The Roman Empire was a slave empire, humans were capital, specific to general fallacies does not an empire of extermination make, extermination was the exception, not the rule, the rule, was integration and absoption into the whole, of the human capital, which was the source of their wealth and power.
No, Smitty. They literally exterminated people. Before the Third Punic War, there existed a Carthaginian people. After the Third Punic War, there existed no Carthaginian people or even a city where Carthage once stood.
Before the Roman conquest of Corinth, there existed a Corinthian people. After the Roman conquest of Corinth, there existed no Corinthian people.
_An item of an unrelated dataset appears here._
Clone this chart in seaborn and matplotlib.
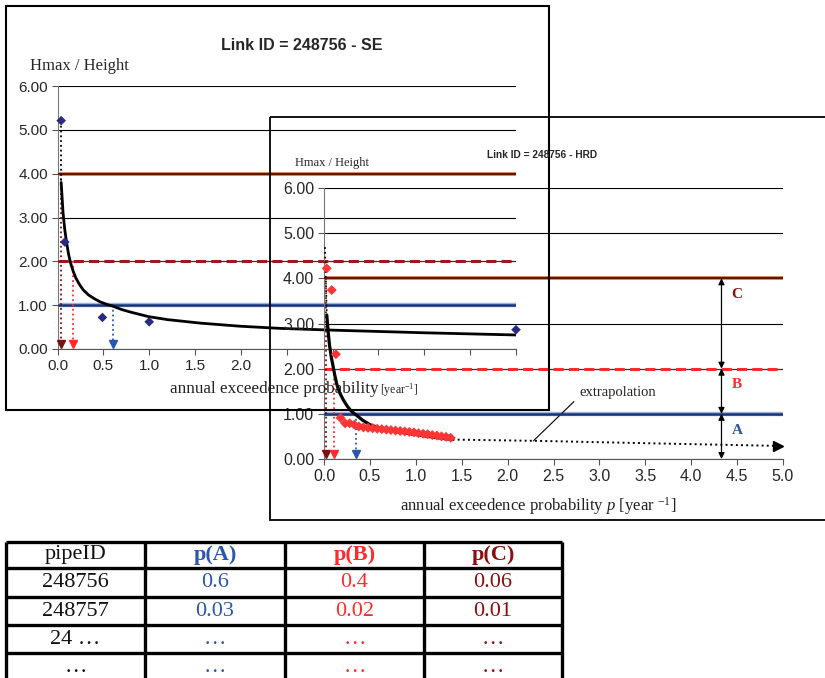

Genocide was oft their policy, guy. You are quite wrong here.
Just to correct you, those wars were not fought by the Roman Empire but rather the Roman Republic, but the fallacy in your assertion of course, is that the Romans did not actually exterminate city states out of existence, rather, they absorbed them out of existence, there were no Carthaginians nor Corinthians, because of course, they all became Romans, but again, both are specific to general fallacies as well, because neither Carthage nor Corinth was the way the Romans operated in general, and in fact, the anihaltion of those citiies marked a radical departure from Roman policy even at the time.
Very rare occurrences in specific contexts being asserted as the general nature of a thing; fallacy.
Also note, Juiius Ceasar refounded Corinth as a Roman City, Colonia Laus Iulia Corinthiensis, which is why there is a still a Corinth there to this day, the ruins that you actually see in Corinth, are the Roman ruins, because the Romans absorbed Corinth into Rome.